SHORT PROBLEM →
Omit all images, then return the remaining material exactly as it stands.

+---+

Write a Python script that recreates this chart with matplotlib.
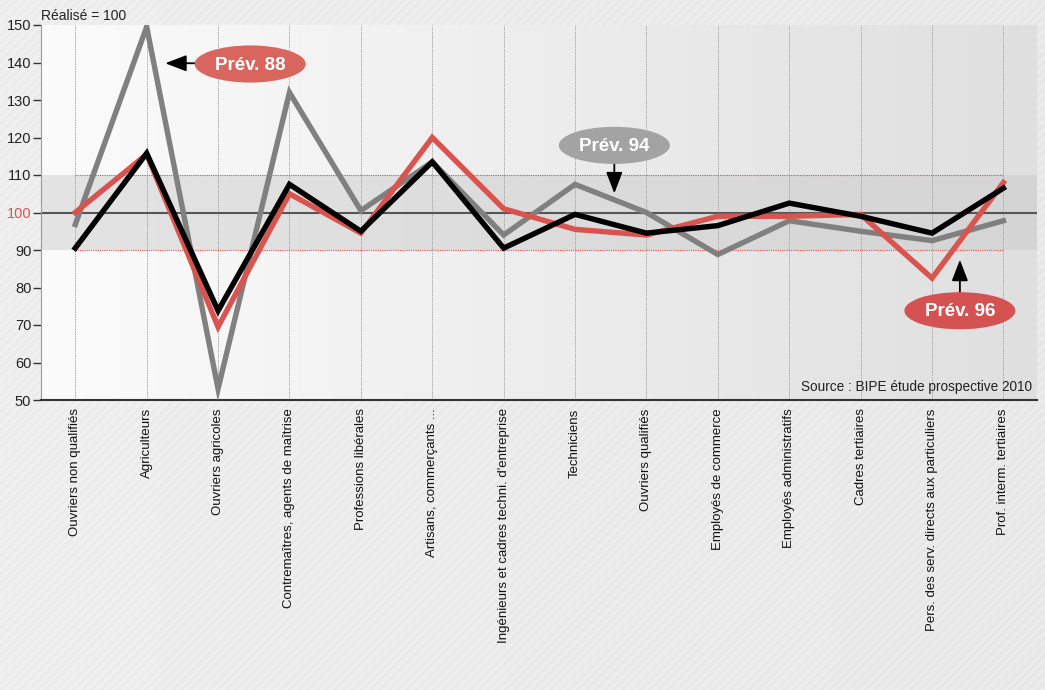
import numpy as np
import matplotlib
matplotlib.use("Agg")
import matplotlib.pyplot as plt
from matplotlib.patches import Ellipse

plt.rcParams['font.family'] = ['Liberation Sans', 'DejaVu Sans']

categories = [
    "Ouvriers non qualifiés", "Agriculteurs", "Ouvriers agricoles",
    "Contremaîtres, agents de maîtrise", "Professions libérales",
    "Artisans, commerçants ...", "Ingénieurs et cadres techni. d'entreprise",
    "Techniciens", "Ouvriers qualifiés", "Employés de commerce",
    "Employés administratifs", "Cadres tertiaires",
    "Pers. des serv. directs aux particuliers", "Prof. interm. tertiaires",
]
prev_red = [100, 115.5, 69.5, 105, 94.5, 120, 101, 95.5, 94, 99, 99, 99.5, 82.5, 108]
prev_black = [90.5, 115.8, 73.8, 107.5, 95, 113.5, 90.5, 99.5, 94.5, 96.5, 102.5, 99, 94.5, 106.5]
prev_gray = [96.8, 149.5, 53, 132, 100.5, 113.5, 94, 107.5, 100, 88.8, 97.8, 95, 92.5, 97.8]
y_ticks = [50, 60, 70, 80, 90, 100, 110, 120, 130, 140, 150]

W, H = 1045, 690
fig = plt.figure(figsize=(W / 100, H / 100), dpi=100)

# figure background with subtle diagonal stripes
bg = fig.add_axes([0, 0, 1, 1], zorder=-10)
yy, xx = np.mgrid[0:H, 0:W]
stripes = 0.915 + 0.012 * np.sin((xx + yy) * 2 * np.pi / 9.0)
grad = stripes + 0.02 * (1 - xx / W)
bg.imshow(np.dstack([grad, grad, grad]).clip(0, 1), aspect='auto', extent=[0, 1, 0, 1])
bg.set_axis_off()

ax = fig.add_axes([41 / W, 1 - 400 / H, (1037 - 41) / W, (400 - 25) / H])
n = len(categories)
x = np.arange(n)
ax.set_xlim(-0.48, n - 0.53)
ax.set_ylim(50, 150)

# plot area gradient (white -> light grey)
g = np.linspace(0.985, 0.875, 256)
ax.imshow(np.dstack([g, g, g]), aspect='auto',
          extent=[-0.48, n - 0.53, 50, 150], zorder=0)

# band 90-110
ax.axhspan(90, 110, color='#c8c8c8', alpha=0.45, lw=0, zorder=1)
ax.hlines([90, 110], 0, n - 1, colors='#d9534f', linestyles=(0, (1, 1)), lw=0.8, zorder=2)

# vertical dotted grid
for xi in x:
    ax.axvline(xi, color='#a8a8a8', lw=0.7, ls=(0, (1.5, 1)), zorder=1.5)
ax.axhline(100, color='#555555', lw=1.5, zorder=2.5)

ax.plot(x, prev_gray, color='#808080', lw=3.9, zorder=3, solid_joinstyle='miter')
ax.plot(x, prev_red, color='#d9534f', lw=3.9, zorder=4, solid_joinstyle='miter')
ax.plot(x, prev_black, color='#000000', lw=3.9, zorder=5, solid_joinstyle='miter')

for s in ['top', 'right']:
    ax.spines[s].set_visible(False)
ax.spines['left'].set_color('#9a9a9a')
ax.spines['left'].set_linewidth(0.8)
ax.spines['bottom'].set_color('#333333')
ax.spines['bottom'].set_linewidth(1.5)

ax.set_yticks(y_ticks)
ax.set_yticklabels([str(v) for v in y_ticks], fontsize=10.5, color='#222222')
ax.get_yticklabels()[5].set_color('#d9534f')
ax.tick_params(axis='y', direction='out', length=6, width=1, color='#333333', pad=1)
ax.set_xticks(x)
ax.set_xticklabels(categories, rotation=90, fontsize=9.5, color='#111111', va='top', ha='center')
ax.tick_params(axis='x', length=0, pad=6)

ax.text(0, 1.005, "Réalisé = 100", transform=ax.transAxes, fontsize=10,
        color='#222222', ha='left', va='bottom')
ax.text(0.995, 0.015, "Source : BIPE étude prospective 2010", transform=ax.transAxes,
        fontsize=9.8, color='#222222', ha='right', va='bottom', zorder=6)

def bubble(cx, cy, text, fc, tail, tip):
    ax.annotate("", xy=tip, xytext=tail,
                arrowprops=dict(arrowstyle='-|>,head_length=1.3,head_width=0.5',
                                color='black', lw=1.3, shrinkA=0, shrinkB=0), zorder=7)
    e = Ellipse((cx, cy), 1.555, 9.9, facecolor=fc, edgecolor='none', zorder=8)
    ax.add_patch(e)
    ax.text(cx, cy - 0.3, text, ha='center', va='center', fontsize=13.5,
            fontweight='bold', color='white', zorder=9)

bubble(2.45, 139.6, "Prév. 88", '#d9665e', (1.68, 139.8), (1.26, 139.8))
bubble(7.55, 117.9, "Prév. 94", '#a3a3a3', (7.55, 113.1), (7.55, 105.1))
bubble(12.39, 73.8, "Prév. 96", '#d45252', (12.39, 78.6), (12.39, 87.4))

fig.savefig("out.png", dpi=100)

+---+

RESULT OF THE TASK →
Write a Python script that recreates this chart with matplotlib.
import numpy as np
import matplotlib
matplotlib.use("Agg")
import matplotlib.pyplot as plt
from matplotlib.patches import Ellipse

plt.rcParams['font.family'] = ['Liberation Sans', 'DejaVu Sans']

categories = [
    "Ouvriers non qualifiés", "Agriculteurs", "Ouvriers agricoles",
    "Contremaîtres, agents de maîtrise", "Professions libérales",
    "Artisans, commerçants ...", "Ingénieurs et cadres techni. d'entreprise",
    "Techniciens", "Ouvriers qualifiés", "Employés de commerce",
    "Employés administratifs", "Cadres tertiaires",
    "Pers. des serv. directs aux particuliers", "Prof. interm. tertiaires",
]
prev_red = [100, 115.5, 69.5, 105, 94.5, 120, 101, 95.5, 94, 99, 99, 99.5, 82.5, 108]
prev_black = [90.5, 115.8, 73.8, 107.5, 95, 113.5, 90.5, 99.5, 94.5, 96.5, 102.5, 99, 94.5, 106.5]
prev_gray = [96.8, 149.5, 53, 132, 100.5, 113.5, 94, 107.5, 100, 88.8, 97.8, 95, 92.5, 97.8]
y_ticks = [50, 60, 70, 80, 90, 100, 110, 120, 130, 140, 150]

W, H = 1045, 690
fig = plt.figure(figsize=(W / 100, H / 100), dpi=100)

# figure background with subtle diagonal stripes
bg = fig.add_axes([0, 0, 1, 1], zorder=-10)
yy, xx = np.mgrid[0:H, 0:W]
stripes = 0.915 + 0.012 * np.sin((xx + yy) * 2 * np.pi / 9.0)
grad = stripes + 0.02 * (1 - xx / W)
bg.imshow(np.dstack([grad, grad, grad]).clip(0, 1), aspect='auto', extent=[0, 1, 0, 1])
bg.set_axis_off()

ax = fig.add_axes([41 / W, 1 - 400 / H, (1037 - 41) / W, (400 - 25) / H])
n = len(categories)
x = np.arange(n)
ax.set_xlim(-0.48, n - 0.53)
ax.set_ylim(50, 150)

# plot area gradient (white -> light grey)
g = np.linspace(0.985, 0.875, 256)
ax.imshow(np.dstack([g, g, g]), aspect='auto',
          extent=[-0.48, n - 0.53, 50, 150], zorder=0)

# band 90-110
ax.axhspan(90, 110, color='#c8c8c8', alpha=0.45, lw=0, zorder=1)
ax.hlines([90, 110], 0, n - 1, colors='#d9534f', linestyles=(0, (1, 1)), lw=0.8, zorder=2)

# vertical dotted grid
for xi in x:
    ax.axvline(xi, color='#a8a8a8', lw=0.7, ls=(0, (1.5, 1)), zorder=1.5)
ax.axhline(100, color='#555555', lw=1.5, zorder=2.5)

ax.plot(x, prev_gray, color='#808080', lw=3.9, zorder=3, solid_joinstyle='miter')
ax.plot(x, prev_red, color='#d9534f', lw=3.9, zorder=4, solid_joinstyle='miter')
ax.plot(x, prev_black, color='#000000', lw=3.9, zorder=5, solid_joinstyle='miter')

for s in ['top', 'right']:
    ax.spines[s].set_visible(False)
ax.spines['left'].set_color('#9a9a9a')
ax.spines['left'].set_linewidth(0.8)
ax.spines['bottom'].set_color('#333333')
ax.spines['bottom'].set_linewidth(1.5)

ax.set_yticks(y_ticks)
ax.set_yticklabels([str(v) for v in y_ticks], fontsize=10.5, color='#222222')
ax.get_yticklabels()[5].set_color('#d9534f')
ax.tick_params(axis='y', direction='out', length=6, width=1, color='#333333', pad=1)
ax.set_xticks(x)
ax.set_xticklabels(categories, rotation=90, fontsize=9.5, color='#111111', va='top', ha='center')
ax.tick_params(axis='x', length=0, pad=6)

ax.text(0, 1.005, "Réalisé = 100", transform=ax.transAxes, fontsize=10,
        color='#222222', ha='left', va='bottom')
ax.text(0.995, 0.015, "Source : BIPE étude prospective 2010", transform=ax.transAxes,
        fontsize=9.8, color='#222222', ha='right', va='bottom', zorder=6)

def bubble(cx, cy, text, fc, tail, tip):
    ax.annotate("", xy=tip, xytext=tail,
                arrowprops=dict(arrowstyle='-|>,head_length=1.3,head_width=0.5',
                                color='black', lw=1.3, shrinkA=0, shrinkB=0), zorder=7)
    e = Ellipse((cx, cy), 1.555, 9.9, facecolor=fc, edgecolor='none', zorder=8)
    ax.add_patch(e)
    ax.text(cx, cy - 0.3, text, ha='center', va='center', fontsize=13.5,
            fontweight='bold', color='white', zorder=9)

bubble(2.45, 139.6, "Prév. 88", '#d9665e', (1.68, 139.8), (1.26, 139.8))
bubble(7.55, 117.9, "Prév. 94", '#a3a3a3', (7.55, 113.1), (7.55, 105.1))
bubble(12.39, 73.8, "Prév. 96", '#d45252', (12.39, 78.6), (12.39, 87.4))

fig.savefig("out.png", dpi=100)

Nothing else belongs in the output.